Deftones @ OVO Hydro, Glasgow, 13 Feb

There's a sense of the lineage and modern history of heavy music tonight as Deftones return to Glasgow for a massive show at the Hydro

Live Review by Tony Inglis | 17 Feb 2026

Judging by the sheltered red bridge that connects Finnieston to the Clydeside concert arenas, Deftones are the great unifier. Old school metalheads? Off to Deftones. Goth girlies and drainers? Deftones. 14-year-old on TikTok? Deftones. Curated taste music nerd? Deftones. Parent of 14-year-old on TikTok? You’re going to see Deftones. Generations and subcultures brought together to bow at the altar of arguably the greatest heavy band of the last 30+ years.

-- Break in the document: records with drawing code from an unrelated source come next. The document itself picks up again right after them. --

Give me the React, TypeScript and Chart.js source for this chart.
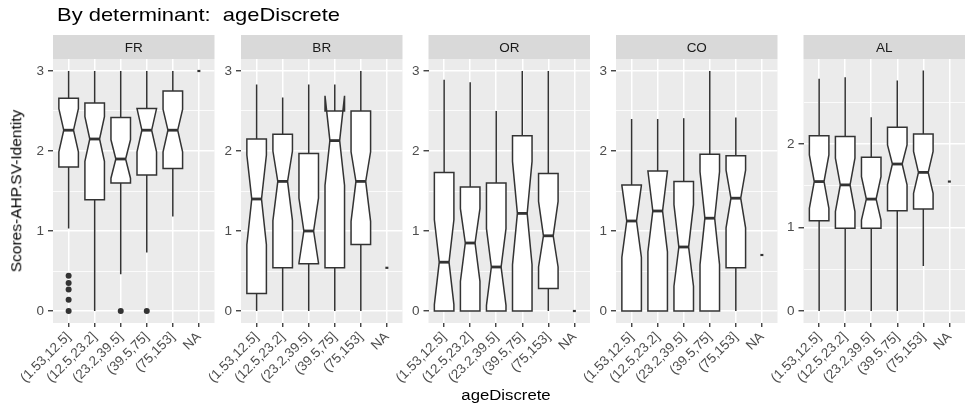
import React, { useEffect, useRef } from "react";
import { Chart, registerables } from "chart.js";

Chart.register(...registerables);

const FONT = "'Liberation Sans', Arial, Helvetica, sans-serif";
const W = 974;
const H = 411;

// ---------- data ----------
const categories = ["(1.53,12.5]", "(12.5,23.2]", "(23.2,39.5]", "(39.5,75]", "(75,153]", "NA"];
const panelNames = ["FR", "BR", "OR", "CO", "AL"];

// rows: FR, BR, OR, CO, AL ; columns: categories
const whiskerLow = [
  [1.03, 0, 0.46, 0.73, 1.18, 3.0],
  [0, 0, 0, 0, 0, 0.54],
  [0, 0, 0, 0, 0, 0],
  [0, 0, 0, 0, 0, 0.7],
  [0, 0, 0, 0, 0.54, 1.55],
];
const quartile1 = [
  [1.8, 1.39, 1.6, 1.7, 1.78, 3.0],
  [0.22, 0.54, 0.59, 0.54, 0.83, 0.54],
  [0, 0, 0, 0, 0.28, 0],
  [0, 0, 0, 0, 0.54, 0.7],
  [1.08, 0.99, 0.99, 1.2, 1.22, 1.55],
];
const medians = [
  [2.26, 2.15, 1.9, 2.26, 2.26, 3.0],
  [1.4, 1.62, 1.0, 2.13, 1.62, 0.54],
  [0.61, 0.85, 0.55, 1.22, 0.94, 0],
  [1.125, 1.25, 0.8, 1.16, 1.41, 0.7],
  [1.55, 1.51, 1.34, 1.76, 1.66, 1.55],
];
const quartile3 = [
  [2.66, 2.6, 2.42, 2.53, 2.75, 3.0],
  [2.15, 2.21, 1.97, 2.5, 2.5, 0.54],
  [1.73, 1.55, 1.6, 2.19, 1.72, 0],
  [1.575, 1.75, 1.62, 1.96, 1.94, 0.7],
  [2.1, 2.09, 1.84, 2.2, 2.12, 1.55],
];
const whiskerHigh = [
  [3.0, 3.0, 3.0, 3.0, 3.0, 3.0],
  [2.83, 2.67, 2.83, 2.83, 3.0, 0.54],
  [2.89, 2.86, 2.5, 3.0, 3.0, 0],
  [2.4, 2.4, 2.41, 3.0, 2.42, 0.7],
  [2.78, 2.8, 2.32, 2.76, 2.88, 1.55],
];
const notchLow = [
  [1.99, 1.87, 1.66, 1.99, 1.99, 3.0],
  [0.83, 1.13, 0.6, 1.57, 1.12, 0.54],
  [0.08, 0.37, 0.07, 0.58, 0.55, 0],
  [0.67, 0.74, 0.31, 0.58, 1.04, 0.7],
  [1.23, 1.19, 1.09, 1.51, 1.41, 1.55],
];
const notchHigh = [
  [2.53, 2.43, 2.14, 2.53, 2.52, 3.0],
  [1.95, 2.0, 1.41, 2.69, 1.99, 0.54],
  [1.14, 1.28, 1.03, 1.87, 1.37, 0],
  [1.57, 1.75, 1.33, 1.74, 1.76, 0.7],
  [1.87, 1.83, 1.61, 1.99, 1.91, 1.55],
];
// outliers
const outlierPanel = [0, 0, 0, 0, 0, 0, 0];
const outlierCategory = [0, 0, 0, 0, 0, 2, 3];
const outlierValue = [0.44, 0.35, 0.27, 0.14, 0, 0, 0];

// y scales (free per panel)
const yLimitLow = [-0.15, -0.15, -0.15, -0.15, -0.144];
const yLimitHigh = [3.15, 3.15, 3.15, 3.15, 3.018];
const yMajorBreaks = [[0, 1, 2, 3], [0, 1, 2, 3], [0, 1, 2, 3], [0, 1, 2, 3], [0, 1, 2]];
const yMinorBreaks = [[0.5, 1.5, 2.5], [0.5, 1.5, 2.5], [0.5, 1.5, 2.5], [0.5, 1.5, 2.5], [0.5, 1.5, 2.5]];

// ---------- layout ----------
const PANEL_LEFT = [53, 241, 428.5, 616, 803.5];
const PANEL_W = 161.5;
const PANEL_TOP = 59;
const PANEL_BOTTOM = 323;
const STRIP_H = 24;
const Y_AXIS_W = 30;
const X_AXIS_H = 70;
const BOX_WIDTH = 0.75;
const INK = "#333333";

const facetPlugin = {
  id: "facet",
  beforeDraw(chart: any, _args: any, opts: any) {
    const { ctx, chartArea: a } = chart;
    ctx.save();
    ctx.fillStyle = "#EBEBEB";
    ctx.fillRect(a.left, a.top, a.right - a.left, a.bottom - a.top);
    ctx.fillStyle = "#D9D9D9";
    ctx.fillRect(a.left, a.top - STRIP_H, a.right - a.left, STRIP_H);
    ctx.fillStyle = "#1A1A1A";
    ctx.font = `13.5px ${FONT}`;
    ctx.textAlign = "center";
    ctx.textBaseline = "middle";
    ctx.fillText(panelNames[opts.panel], (a.left + a.right) / 2, a.top - STRIP_H / 2 + 1);
    ctx.restore();
  },
  beforeDatasetsDraw(chart: any, _args: any, opts: any) {
    const p = opts.panel;
    const { ctx } = chart;
    const xs = chart.scales.x;
    const ys = chart.scales.y;
    const y = (v: number) => ys.getPixelForValue(v);
    ctx.save();
    ctx.strokeStyle = INK;
    ctx.lineJoin = "miter";
    for (let i = 0; i < categories.length; i++) {
      const xc = xs.getPixelForValue(i);
      const half = xs.getPixelForValue(i + BOX_WIDTH / 2) - xc;
      const lo = whiskerLow[p][i];
      const q1 = quartile1[p][i];
      const med = medians[p][i];
      const q3 = quartile3[p][i];
      const hi = whiskerHigh[p][i];
      const nlo = notchLow[p][i];
      const nhi = notchHigh[p][i];
      if (q1 === q3) {
        ctx.lineWidth = 2.2;
        ctx.beginPath();
        ctx.moveTo(xc - 1.5, y(med));
        ctx.lineTo(xc + 1.5, y(med));
        ctx.stroke();
        continue;
      }
      ctx.lineWidth = 1.5;
      ctx.beginPath();
      ctx.moveTo(xc, y(q3));
      ctx.lineTo(xc, y(hi));
      ctx.moveTo(xc, y(q1));
      ctx.lineTo(xc, y(lo));
      ctx.stroke();
      const xl = xc - half;
      const xr = xc + half;
      const nl = xc - half / 2;
      const nr = xc + half / 2;
      ctx.beginPath();
      ctx.moveTo(xl, y(q3));
      ctx.lineTo(xl, y(nhi));
      ctx.lineTo(nl, y(med));
      ctx.lineTo(xl, y(nlo));
      ctx.lineTo(xl, y(q1));
      ctx.lineTo(xr, y(q1));
      ctx.lineTo(xr, y(nlo));
      ctx.lineTo(nr, y(med));
      ctx.lineTo(xr, y(nhi));
      ctx.lineTo(xr, y(q3));
      ctx.closePath();
      ctx.fillStyle = "#FFFFFF";
      ctx.fill();
      ctx.stroke();
      ctx.lineWidth = 2.8;
      ctx.beginPath();
      ctx.moveTo(nl, y(med));
      ctx.lineTo(nr, y(med));
      ctx.stroke();
    }
    ctx.restore();
  },
};

function makeChart(canvas: HTMLCanvasElement, p: number) {
  const pts: { x: number; y: number }[] = [];
  outlierPanel.forEach((pp, k) => {
    if (pp === p) pts.push({ x: outlierCategory[k], y: outlierValue[k] });
  });
  const isMajor = (v: number) => yMajorBreaks[p].includes(v);
  return new Chart(canvas, {
    type: "scatter",
    data: {
      datasets: [
        {
          data: pts,
          pointRadius: 3,
          pointHoverRadius: 3,
          backgroundColor: INK,
          borderWidth: 0,
        },
      ],
    },
    options: {
      animation: false,
      responsive: false,
      events: [],
      layout: {
        padding: {
          left: PANEL_LEFT[p] - Y_AXIS_W,
          right: W - (PANEL_LEFT[p] + PANEL_W),
          top: PANEL_TOP,
          bottom: H - PANEL_BOTTOM - X_AXIS_H,
        },
      },
      plugins: {
        legend: { display: false },
        tooltip: { enabled: false },
        facet: { panel: p },
      } as any,
      scales: {
        x: {
          type: "linear",
          min: -0.6,
          max: 5.6,
          afterBuildTicks: (s: any) => {
            s.ticks = categories.map((_, i) => ({ value: i }));
          },
          afterFit: (s: any) => {
            s.height = X_AXIS_H;
          },
          ticks: {
            autoSkip: false,
            minRotation: 45,
            maxRotation: 45,
            padding: 2,
            color: "#4D4D4D",
            font: { size: 13.5, family: FONT },
            callback: (v: any) => categories[Math.round(Number(v))] ?? "",
          },
          grid: {
            color: "#FFFFFF",
            lineWidth: 1.5,
            tickLength: 4,
            tickColor: INK,
            tickWidth: 1.3,
          },
          border: { display: false },
        },
        y: {
          type: "linear",
          min: yLimitLow[p],
          max: yLimitHigh[p],
          afterBuildTicks: (s: any) => {
            const all = [...yMajorBreaks[p], ...yMinorBreaks[p]].sort((a, b) => a - b);
            s.ticks = all.map((v) => ({ value: v }));
          },
          afterFit: (s: any) => {
            s.width = Y_AXIS_W;
          },
          ticks: {
            autoSkip: false,
            padding: 4,
            color: "#4D4D4D",
            font: { size: 13.5, family: FONT },
            callback: (v: any) => (isMajor(Number(v)) ? String(v) : ""),
          },
          grid: {
            color: "#FFFFFF",
            lineWidth: (c: any) => (isMajor(c.tick?.value) ? 1.5 : 0.8),
            tickLength: 5,
            tickColor: (c: any) => (isMajor(c.tick?.value) ? INK : "rgba(0,0,0,0)"),
            tickWidth: 1.3,
          },
          border: { display: false },
        },
      },
    },
    plugins: [facetPlugin],
  } as any);
}

export default function App() {
  const refs = useRef<(HTMLCanvasElement | null)[]>([]);
  useEffect(() => {
    Chart.defaults.font.family = FONT;
    const charts = panelNames.map((_, p) => makeChart(refs.current[p] as HTMLCanvasElement, p));
    return () => charts.forEach((c) => c.destroy());
  }, []);
  return (
    <div
      style={{
        position: "absolute",
        left: 0,
        top: 0,
        width: W,
        height: H,
        background: "#FFFFFF",
        overflow: "hidden",
        fontFamily: FONT,
      }}
    >
      {panelNames.map((n, p) => (
        <canvas
          key={n}
          ref={(el) => {
            refs.current[p] = el;
          }}
          width={W}
          height={H}
          style={{ position: "absolute", left: 0, top: 0, width: W, height: H }}
        />
      ))}
      <div
        style={{
          position: "absolute",
          left: 57,
          top: 5,
          fontSize: 18.6,
          lineHeight: "20px",
          whiteSpace: "pre",
          color: "#000000",
          transform: "scaleX(1.18)",
          transformOrigin: "left top",
        }}
      >
        {"By determinant:  ageDiscrete"}
      </div>
      <div
        style={{
          position: "absolute",
          left: 506,
          top: 387,
          fontSize: 15.5,
          lineHeight: "16px",
          whiteSpace: "pre",
          color: "#000000",
          transform: "translateX(-50%) scaleX(1.08)",
        }}
      >
        ageDiscrete
      </div>
      <div
        style={{
          position: "absolute",
          left: 16,
          top: 190.5,
          fontSize: 15.5,
          lineHeight: "15.5px",
          whiteSpace: "pre",
          color: "#000000",
          transform: "translate(-50%, -50%) rotate(-90deg)",
        }}
      >
        Scores-AHP.SV-Identity
      </div>
    </div>
  );
}
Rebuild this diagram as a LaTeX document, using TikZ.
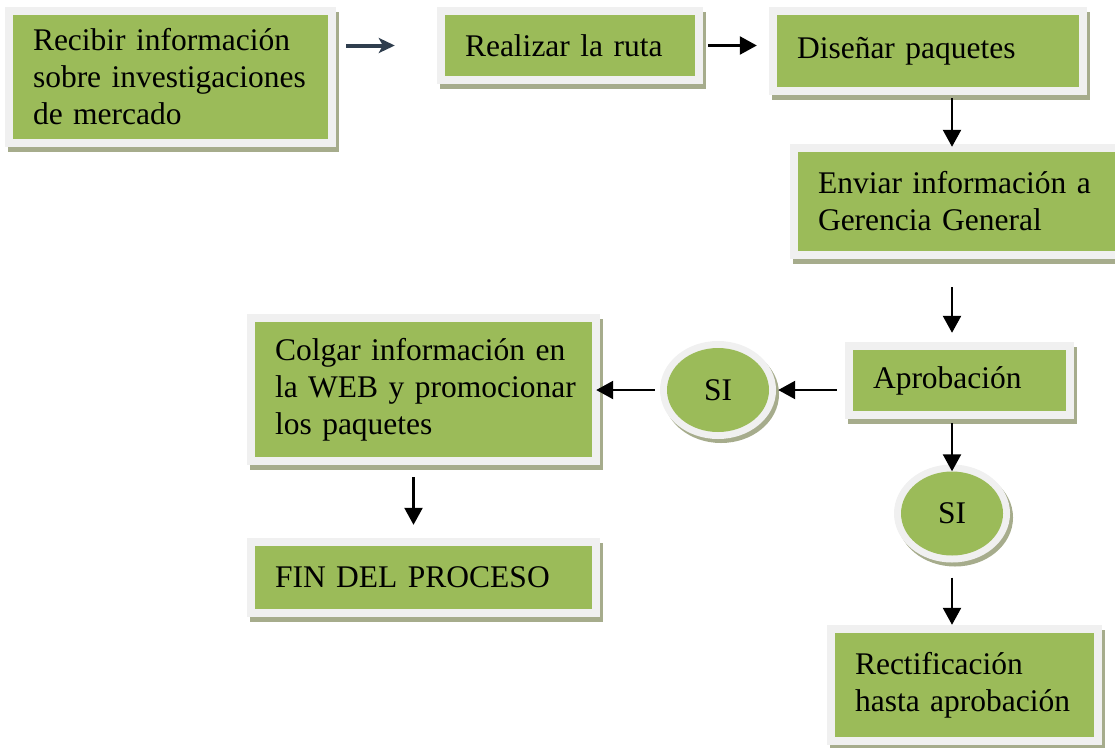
\documentclass[tikz,border=0pt]{standalone}
\usepackage{fontspec}
\setmainfont{Liberation Serif}
\usetikzlibrary{arrows.meta,shapes.geometric,shadows}

\definecolor{boxgreen}{HTML}{9BBB59}
\definecolor{framegray}{HTML}{F0F0F0}
\definecolor{shadowgray}{RGB}{166,172,140}
\definecolor{slate}{HTML}{2F3E4E}

\begin{document}
\begin{tikzpicture}[x=1pt, y=-1pt, >={Triangle[length=17pt,width=18pt]},
    every node/.style={font=\fontsize{31.5}{37}\selectfont},
    box/.style 2 args={rectangle, fill=boxgreen, align=left,
      inner xsep=20pt, inner ysep=0pt, text width=#1-40pt, minimum height=#2,
      drop shadow={shadow xshift=3pt, shadow yshift=-5pt, opacity=1,
        fill=shadowgray, draw=shadowgray, line width=16pt},
      preaction={draw=framegray, line width=16pt}},
    answer/.style={ellipse, fill=boxgreen, inner sep=0pt,
      minimum width=102pt, minimum height=84pt,
      drop shadow={shadow xshift=3pt, shadow yshift=-4pt, opacity=1,
        fill=shadowgray, draw=shadowgray, line width=14pt},
      preaction={draw=framegray, line width=14pt}},
    link/.style={line width=2.4pt}]
      \useasboundingbox (0,0) rectangle (1115,747);
      \node[box={315pt}{124pt}] at (170.5, 77)   (rec)  {Recibir información\\ \mbox{sobre investigaciones}\\ de mercado};
      \node[box={250pt}{61pt}]  at (570, 45.5)   (ruta) {Realizar la ruta};
      \node[box={302pt}{72pt}]  at (928, 51)     (dis)  {Diseñar paquetes};
      \node[box={327pt}{99pt}]  at (961.5, 201.5) (env) {Enviar información a\\ Gerencia General};
      \node[box={213pt}{61pt}]  at (959.5, 380.5) (apr) {Aprobación};
      \node[answer]             at (718, 390)    (si1)  {SI};
      \node[answer]             at (952, 513.5)  (si2)  {SI};
      \node[box={337pt}{135pt}] at (423.5, 389.5) (col) {Colgar información en\\ \mbox{la WEB y promocionar}\\ los paquetes};
      \node[box={337pt}{63pt}]  at (423.5, 577.5) (fin) {FIN DEL PROCESO};
      \node[box={259pt}{104pt}] at (964.5, 685)  (rect) {Rectificación\\ \mbox{hasta aprobación}};
      \path[draw,-{Stealth[length=16pt,width=15pt,inset=4pt]},draw=slate,line width=4pt,
        shorten <=18pt,shorten >=50pt] (rec.east |- ruta.west) -- (ruta.west);
      \path[draw,->,link,shorten <=13pt,shorten >=20pt] (ruta.east) -- (ruta.east -| dis.west);
      \path[draw,->,link,shorten <=11pt,shorten >=5pt] (dis.south -| si2) -- (env.north -| si2);
      \path[draw,->,link,shorten <=36pt,shorten >=17pt] (env.south -| si2) -- (apr.north -| si2);
      \path[draw,->,link,shorten <=16pt,shorten >=9pt] (apr.west |- si1) -- (si1.east);
      \path[draw,->,link,shorten <=12pt,shorten >=4pt] (si1.west) -- (si1.west -| col.east);
      \path[draw,->,link,shorten <=12pt] (apr.south -| si2) -- (si2.north);
      \path[draw,->,link,shorten <=22pt,shorten >=8pt] (si2.south) -- (rect.north -| si2);
      \path[draw,->,link,shorten <=20pt,shorten >=21pt] ([xshift=-10pt]col.south) -- ([xshift=-10pt]fin.north);
    \end{tikzpicture}
\end{document}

The booking of the undercard on this behemoth headline tour brings an added intrigue. The lineup suggests a sense of the lineage and modern history of heavy music, the band, and its influences and progeny, that shows this size rarely bring. Drug Church are the type of respected but jobbing post-hardcore band Deftones once were and could have stayed; no doubt, countless post-hardcore bands have sprung up in the Sacramentans’ wake. Their music is spritely and energetic, with frontman Patrick Kindlon taking his role as de facto MC for the night very seriously, urging the still scattered crowd “from note one, move your asses”, and goading 100 people to crowd surf over the barrier. Florida rapper Denzel Curry follows, the other tendril in the long shadow of Deftones, this time the nu-metal embrace of rap. Curry’s music is slightly more nuanced, with his concept records and understanding of regional styles, but closing his set with a cover of Rage Against the Machine’s Bulls on Parade is both a canny choice to further amp the filled-out audience and nail his true colours to the mast.


Image: Deftones @ OVO Hydro, Glasgow, 13 Feb by Marilena Vlachopoulou

This ouroboros of heaviness is starkly rendered when Deftones arrive on stage with Be Quiet and Drive (Far Away). It’s a wormhole that takes us back to Around the Fur, when Deftones of now came to be, its shimmering walls of guitar and Chino Moreno’s vocal swinging from sultry moan to piercing stab. At 52-years old, Moreno is a pinball on stage, lapping and leaping, dousing himself in, and spraying, water periodically to cool down. He does not stop until the brooding Digital Bath to finally pick up a guitar. Otherwise, he’s wielding the mic as a weapon – sometimes a lasso, sometimes a nunchuck, sometimes a hammer. Around him it’s a huge production – the hi-def screen that stretches almost the entire width of the Hydro projects scenes from Alejandro Jodorowsky’s psychedelic cult classic The Holy Mountain – but Moreno’s vitality and intimacy make this giant metal cavern feel like a house show.

The set is something of a victory lap, leaning on the excellent private music from last year with scattered tracks from their whole discography, not shying away from tunes like Cherry Waves that have given them a new lease of life on social media. Change (In the House of Flies) breeds absolute chaos in the crowd despite its lower tempo, pocket pits breaking out at the sides. It’s only bested by My Own Summer (Shove It) and, even earlier, 7 Words – back through that wormhole again.